Heavyweight consumer brands have also been jumping on board, with Cadbury Dairy Milk adopting Fairtrade certification last summer and Nestlé's KitKat following suit at the start of this year. But it doesn't end there. For example, Nestlé intends to spend £65M over the next 10 years on helping cocoa-growing communities under its 'Cocoa Plan'.
The major cocoa suppliers such as Cargill and Barry Callebaut are also extremely active in the origin countries."We're one of the founding fathers of the UTZ certification scheme," says Filip Buggenhout, md of chocolate at Cargill Cocoa and Chocolate. "If we can increase quality production and get yield improvement we'll end up with farming communities that are more successful and create a more sustainable supply chain."
Consumer-facing customers are increasingly asking suppliers to comply with third-party certification schemes, such as Fairtrade or the Rainforest Alliance. "When you have a strong presence in the origin countries you can often combine your efforts to meet some of the demands of different schemes in parallel," says Vriens.
Although the growth in demand for certification looks set to continue, it remains a niche market confined largely to more affluent consumers, according to Mintel, with fair trade and organic products commanding just 15% and 8% of UK chocolate sales respectively.
But there is another reason why the big suppliers are working hard to improve life for small farmers: the staggering rise in cocoa prices that the industry has had to accommodate over the past couple of years. Monthly average cocoa prices rose from $2,216/t in January 2008 to $2,626/t by the following year.
They then shot up a third again to $3,498/t by December 2009, according to the International Cocoa Organisation. "My feeling is that the supply side is more responsible for today's price rises," says Buggenhout. Before the relatively recently price hikes, cocoa farmers were wrestling with such low returns that many were turning to other crops, such as rubber, he says. There is also a lack of expertise among many smallholders, who need help to optimise production.
"At Cargill we're helping farmers to become more successful so they can bring long-term stability to the market. Rising cocoa prices are helping but we need more, such as farmer field schools to improve farming practices."
On the other hand, Vriens cautions that, even though new farmers are joining the industry, the net cocoa supply is not yet growing. In addition, there are longer-term trends on the demand side that will also push up prices: "People are eating more chocolate and moving to darker versions that need more cocoa beans. We can also see India and China starting to turn into chocolate nations. I think we should get used to higher cocoa prices."
So we want our chocolate to be less naughty in terms of sustainability, but what about health?

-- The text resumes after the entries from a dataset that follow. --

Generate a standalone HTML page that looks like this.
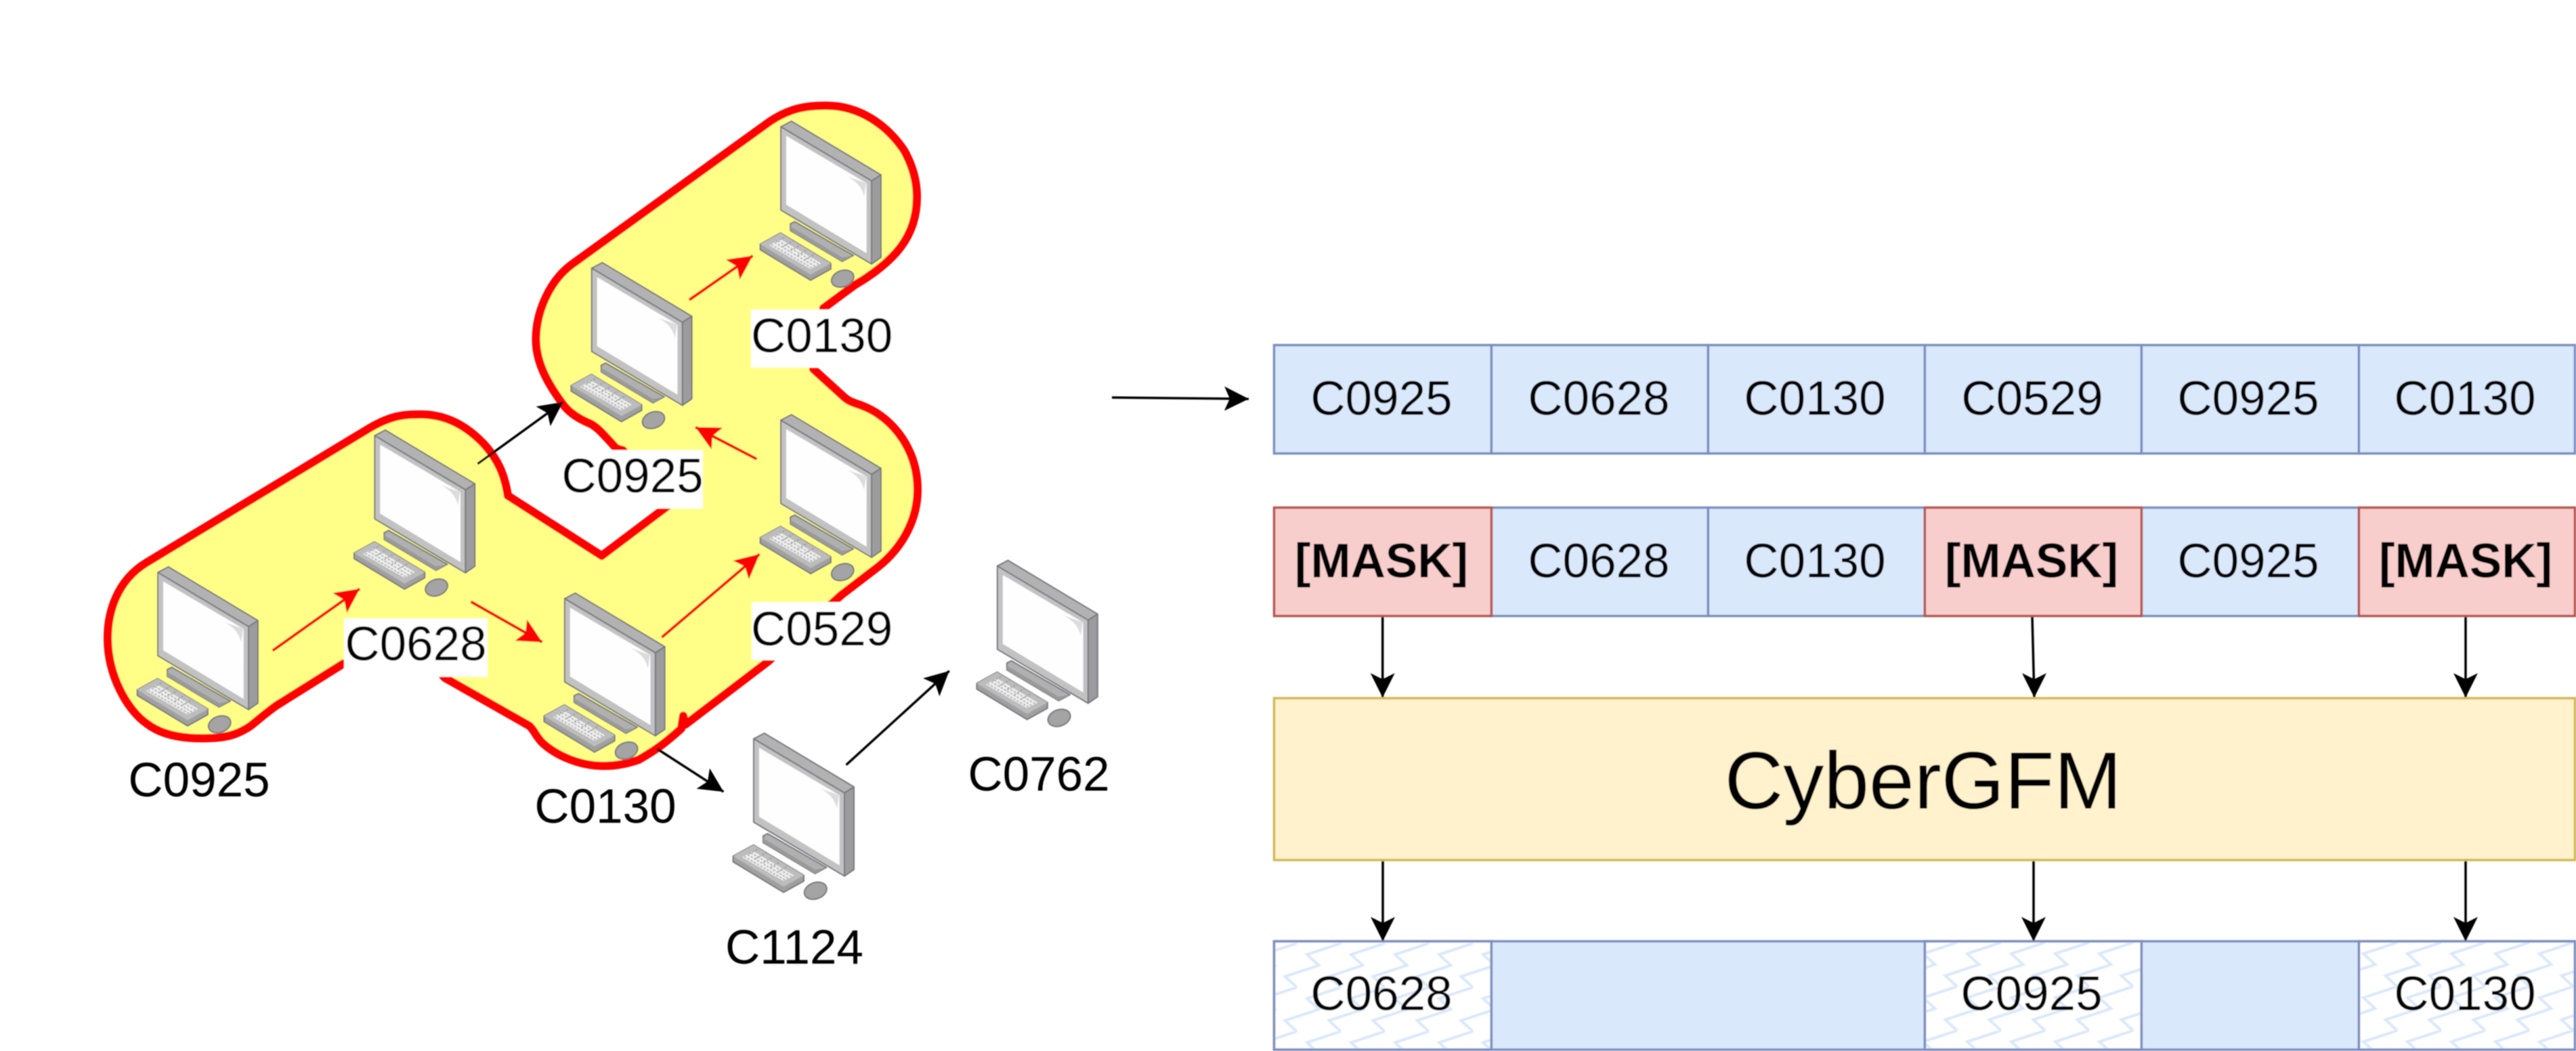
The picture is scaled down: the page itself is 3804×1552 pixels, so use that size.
<!DOCTYPE html>
<html><head><meta charset="utf-8"><style>
html,body{margin:0;padding:0;background:#fff;width:3804px;height:1552px;overflow:hidden}
svg{display:block}
text{font-family:"Liberation Sans",sans-serif;font-size:71px;fill:#000;text-anchor:middle}
</style></head><body>
<svg xmlns="http://www.w3.org/2000/svg" width="3804" height="1552" viewBox="0 0 3804 1552">
<defs>
<marker id="ak" orient="auto" markerUnits="userSpaceOnUse" markerWidth="38" markerHeight="38" refX="36" refY="18" viewBox="0 0 38 38"><path d="M0 0L36 18L0 36L8 18z" fill="#000"/></marker>
<marker id="ar" orient="auto" markerUnits="userSpaceOnUse" markerWidth="38" markerHeight="38" refX="36" refY="18" viewBox="0 0 38 38"><path d="M0 0L36 18L0 36L8 18z" fill="#f00"/></marker>
<pattern id="z1" patternUnits="userSpaceOnUse" width="65" height="65" x="1915" y="1393"><path d="M65 0L15 16.5L32.5 32.5L-17.5 49L0 65M97.5 32.5L47.5 49L65 65" fill="none" stroke="#dae8fc" stroke-width="4"/></pattern>
<pattern id="z2" patternUnits="userSpaceOnUse" width="65" height="65" x="2890" y="1391.8"><path d="M65 0L15 16.5L32.5 32.5L-17.5 49L0 65M97.5 32.5L47.5 49L65 65" fill="none" stroke="#dae8fc" stroke-width="4"/></pattern>
<pattern id="z3" patternUnits="userSpaceOnUse" width="65" height="65" x="3540" y="1391.8"><path d="M65 0L15 16.5L32.5 32.5L-17.5 49L0 65M97.5 32.5L47.5 49L65 65" fill="none" stroke="#dae8fc" stroke-width="4"/></pattern>
<filter id="b" filterUnits="userSpaceOnUse" x="0" y="0" width="3804" height="1552"><feGaussianBlur stdDeviation="0.7"/></filter>
<g id="pc" stroke-linejoin="round">
  <path d="M14 143.3L20.6 140L107.3 190L90.6 199L14 153.3z" fill="#b0b0b0" stroke="#77777f" stroke-width="2"/>
  <path d="M14 147L90.6 193L107.3 190L90.6 199L14 153.3z" fill="#9a9a9a"/>
  <path d="M0 0L15.7 -8.3L148 71L134 80z" fill="#b2b2b2" stroke="#77777f" stroke-width="2"/>
  <path d="M134 80L148 71L148 193L134 202.7z" fill="#9c9c9f" stroke="#77777f" stroke-width="2"/>
  <path d="M0 0L134 80L134 202.7L0 123z" fill="#c2c2c2" stroke="#77777f" stroke-width="2"/>
  <path d="M8 13.3L126.7 83.3L126.7 186.7L8 115z" fill="#fefefe"/>
  <path d="M97 73C112 80 120 90 123 103L126 83z" fill="#dcdcdc"/>
  <path d="M-30.4 173.3L-0.4 156.7L74 201.7L74 210L44 226.7L-30.4 181.7z" fill="#a0a0a0" stroke="#77777f" stroke-width="2"/>
  <path d="M-30.4 173.3L-0.4 156.7L74 201.7L44 218.3z" fill="#bcbcbc"/>
  <path d="M-17 175L-1 165.7L59.6 201.7L44 210z" fill="#ededed"/>
  <path d="M-14 174L47 209M-9 171L52 207M-4 168.5L57 204M-7 170L8 162M3 177L19 168M14 183L30 174M25 190L40 181M36 196L51 188" stroke="#8f8f8f" stroke-width="1.4" stroke-dasharray="3 2.5" fill="none"/>
  <ellipse cx="91.3" cy="224.3" rx="17" ry="12" transform="rotate(-20 91.3 224.3)" fill="#a4a4a4" stroke="#77777f" stroke-width="2"/>
</g>
</defs>
<rect width="3804" height="1552" fill="#fff"/>
<g filter="url(#b)">
<path d="M791.5 501C791.5 460 812 414 845 390L1136 180C1165 160 1190 156 1220 156C1270 156 1310 185 1335 222C1348 245 1354 268 1354 291C1354 320 1345 345 1330 365C1315 385 1290 405 1262 421L1216 455L1201 545L1245 585C1255 595 1265 595 1280 602C1320 620 1355 665 1355 723C1355 770 1330 810 1298 836L1242 879L1134 977L1012 1070L1009 1057L1006 1076C990 1090 975 1104 943 1122C925 1128 910 1131 891 1131C855 1131 820 1115 800 1096C790 1085 790 1080 782 1072L657 1001L620 960L507 980L408 1042C390 1055 385 1060 370 1072C355 1082 340 1089 310 1090C265 1092 235 1083 216 1068C190 1050 159 1000 159 942C159 905 172 858 216 831L546 632C580 612 600 612 622 612C660 612 690 630 714 655C735 678 745 700 750 732L888.6 820.7L985 748L920 665L910 662C890 640 880 628 868 624C850 616 838 607 830 595C808 565 791.5 535 791.5 501Z" fill="#ffff88" stroke="#ff0000" stroke-width="12" stroke-linejoin="round"/>
<use href="#pc" x="233" y="845.3"/>
<use href="#pc" x="553.3" y="643.3"/>
<use href="#pc" x="833.8" y="884"/>
<use href="#pc" x="873.7" y="396"/>
<use href="#pc" x="1153" y="187.2"/>
<use href="#pc" x="1153" y="620.5"/>
<use href="#pc" x="1472.8" y="835.8"/>
<use href="#pc" x="1113" y="1091"/>

<rect x="508" y="913" width="212" height="86.5" fill="#fff"/>
<rect x="828" y="664.5" width="210" height="86.5" fill="#fff"/>
<rect x="1109" y="457" width="209" height="86" fill="#fff"/>
<rect x="1110" y="889" width="208" height="86" fill="#fff"/>
<text x="294" y="1176">C0925</text>
<text x="614" y="975">C0628</text>
<text x="894" y="1215">C0130</text>
<text x="934" y="727">C0925</text>
<text x="1213.6" y="520">C0130</text>
<text x="1213.6" y="953">C0529</text>
<text x="1173" y="1423">C1124</text>
<text x="1534" y="1167.5">C0762</text>

<g stroke="#f00" stroke-width="4" fill="none">
<line x1="402.7" y1="960.7" x2="531.2" y2="869.5" marker-end="url(#ar)"/>
<line x1="695.4" y1="888.5" x2="800.7" y2="948.2" marker-end="url(#ar)"/>
<line x1="977.3" y1="941.1" x2="1121.6" y2="818.3" marker-end="url(#ar)"/>
<line x1="1117.4" y1="677.9" x2="1027" y2="630.9" marker-end="url(#ar)"/>
<line x1="1017.9" y1="442.8" x2="1111.6" y2="377.6" marker-end="url(#ar)"/>
</g>
<g stroke="#000" stroke-width="3.5" fill="none">
<line x1="705.3" y1="685" x2="831.3" y2="593.7" marker-end="url(#ak)"/>
<line x1="970.7" y1="1106" x2="1068.5" y2="1169.2" marker-end="url(#ak)"/>
<line x1="1249.6" y1="1129.5" x2="1401.8" y2="990.7" marker-end="url(#ak)"/>
<line x1="1642" y1="587" x2="1844" y2="589" marker-end="url(#ak)"/>
<line x1="2041.7" y1="910" x2="2041.7" y2="1030"/>
<line x1="3001" y1="910" x2="3004" y2="1030"/>
<line x1="3641" y1="910" x2="3641" y2="1030"/>
<line x1="2042" y1="1270" x2="2042" y2="1390"/>
<line x1="3003" y1="1270" x2="3003" y2="1390"/>
<line x1="3641" y1="1270" x2="3641" y2="1390"/>
</g>

<g stroke="#7a8fbf" stroke-width="3.5" fill="#dae8fc">
<rect x="1881.5" y="509.6" width="320.9" height="160"/>
<rect x="2202.4" y="509.6" width="320" height="160"/>
<rect x="2522.4" y="509.6" width="320" height="160"/>
<rect x="2842.4" y="509.6" width="320" height="160"/>
<rect x="3162.4" y="509.6" width="321" height="160"/>
<rect x="3483.4" y="509.6" width="319" height="160"/>
<rect x="2202.4" y="749.6" width="320" height="160"/>
<rect x="2522.4" y="749.6" width="320" height="160"/>
<rect x="3162.4" y="749.6" width="321" height="160"/>
</g>
<g stroke="#b85450" stroke-width="3.5" fill="#f8cecc">
<rect x="1881.5" y="749.6" width="320.9" height="160"/>
<rect x="2842.4" y="749.6" width="320" height="160"/>
<rect x="3483.4" y="749.6" width="319" height="160"/>
</g>
<rect x="1881.5" y="1031" width="1921" height="239" fill="#fff2cc" stroke="#d6b656" stroke-width="3.5"/>
<g stroke="#7f8fc0" stroke-width="3.5">
<rect x="1881.5" y="1390" width="320.9" height="160" fill="#fff"/>
<rect x="1881.5" y="1390" width="320.9" height="160" fill="url(#z1)"/>
<rect x="2202.4" y="1390" width="640" height="160" fill="#dae8fc"/>
<rect x="2842.4" y="1390" width="320" height="160" fill="#fff"/>
<rect x="2842.4" y="1390" width="320" height="160" fill="url(#z2)"/>
<rect x="3162.4" y="1390" width="321" height="160" fill="#dae8fc"/>
<rect x="3483.4" y="1390" width="319" height="160" fill="#fff"/>
<rect x="3483.4" y="1390" width="319" height="160" fill="url(#z3)"/>
</g>

<path d="M2023.7 994L2041.7 1030L2059.7 994L2041.7 1003z" fill="#000"/>
<path d="M2986 994L3004 1030L3022 994L3004 1003z" fill="#000"/>
<path d="M3623 994L3641 1030L3659 994L3641 1003z" fill="#000"/>
<path d="M2024 1354L2042 1390L2060 1354L2042 1363z" fill="#000"/>
<path d="M2985 1354L3003 1390L3021 1354L3003 1363z" fill="#000"/>
<path d="M3623 1354L3641 1390L3659 1354L3641 1363z" fill="#000"/>

<text x="2040" y="612.5">C0925</text>
<text x="2361" y="612.5">C0628</text>
<text x="2680" y="612.5">C0130</text>
<text x="3001" y="612.5">C0529</text>
<text x="3320" y="612.5">C0925</text>
<text x="3640" y="612.5">C0130</text>
<text x="2040" y="852.5" font-weight="bold">[MASK]</text>
<text x="2361" y="852.5">C0628</text>
<text x="2680" y="852.5">C0130</text>
<text x="3000" y="852.5" font-weight="bold">[MASK]</text>
<text x="3320" y="852.5">C0925</text>
<text x="3641" y="852.5" font-weight="bold">[MASK]</text>
<text x="2840" y="1194" style="font-size:120px">CyberGFM</text>
<text x="2040" y="1491.7">C0628</text>
<text x="3000" y="1491.7">C0925</text>
<text x="3640" y="1491.7">C0130</text>
</g>
</svg>
</body></html>
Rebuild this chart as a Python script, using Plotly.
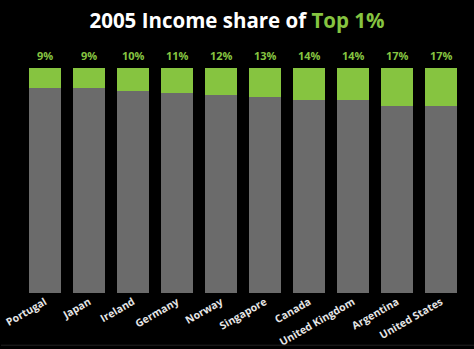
import plotly.graph_objects as go

countries = ["Portugal", "Japan", "Ireland", "Germany", "Norway", "Singapore",
             "Canada", "United Kingdom", "Argentina", "United States"]
top1_share = [9, 9, 10, 11, 12, 13, 14, 14, 17, 17]
rest_share = [100 - v for v in top1_share]
labels = [f"{v}%" for v in top1_share]

GREEN = "#86c440"
GRAY = "#6b6b6b"

fig = go.Figure()
fig.add_trace(go.Bar(x=countries, y=rest_share, marker=dict(color=GRAY, line=dict(width=0)),
                     hoverinfo="skip"))
fig.add_trace(go.Bar(x=countries, y=top1_share, marker=dict(color=GREEN, line=dict(width=0)),
                     hoverinfo="skip"))

for c, lab in zip(countries, labels):
    fig.add_annotation(x=c, y=100, text=f"<b>{lab}</b>", showarrow=False,
                       yanchor="bottom", yshift=3,
                       font=dict(family="Open Sans", size=11, color=GREEN))

fig.update_layout(
    width=474, height=349,
    barmode="stack", bargap=0.27,
    paper_bgcolor="black", plot_bgcolor="black",
    showlegend=False,
    margin=dict(l=23, r=11, t=68, b=56),
    title=dict(text="<b>2005 Income share of <span style='color:#86c440'>Top 1%</span></b>",
               x=0.5, xanchor="center", y=0.94, yanchor="middle",
               font=dict(family="Open Sans", size=20.5, color="white")),
    xaxis=dict(tickangle=-30, showgrid=False, zeroline=False, showline=False,
               tickfont=dict(family="Open Sans", size=10.5, color="#e6e6e6"),
               ticks="", fixedrange=True, automargin=False),
    yaxis=dict(range=[0, 100], visible=False, showgrid=False, fixedrange=True,
               automargin=False),
    font=dict(family="Open Sans", color="white"),
)
fig.update_xaxes(tickprefix="<b>", ticksuffix="</b>")
fig.add_shape(type="line", xref="paper", yref="paper", x0=-0.05, x1=1.025, y0=-0.232, y1=-0.232,
              line=dict(color="#222222", width=1))

fig.write_html("out.html")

Lower-sugar and lower-fat chocolate has, so far, failed to make much impact, but that could change with a switch of marketing emphasis away from overtly virtuous products towards 'stealth health', which sells the idea that it's just as indulgent, but with fewer calories. Barry Callebaut reports a lot of interest from customers, with around 200 recipe 'rebalancing' projects currently on the go.
Cargill is also active in this area, and has unveiled a solution based on erythritol, the first zero-calorie polyol. Bringing in expertise in textures and flavours from other areas of the business has also allowed chocolatiers to develop a system that prevents the perception of coolness that polyols often deliver when consumed.
As well as removing calories, firms have also been looking at the potential of adding functional ingredients to chocolate, which is itself a rich source of polyophenols and other bioactive substances increasingly scrutinised by the big players such as Mars and Nestlé.
According to Professor Eyal Shimoni of the Israel Institute of Technology, the structure of chocolate makes it a particularly good carrier of unstable functional ingredients such as probiotics: "It is a semi-solid, highly viscous mass, is practically inaccessible to oxygen, and is slowly melted and dissolved in the gastrointestinal tract. It can therefore serve as a macroencapsulation system. One can think of a vast range of components [that could be added], starting from the obvious polyphenols or other antioxidants, but also minerals and essential fatty acids."
However, Europe may not prove to be the ideal launchpad for such products, given the lousy success rate of health claims submitted to date under the EU Nutrition and Health Claims Regulation, and the additional spanner in the works posed by nutrient profiling, which prevents claims on products that are high in fat or sugar.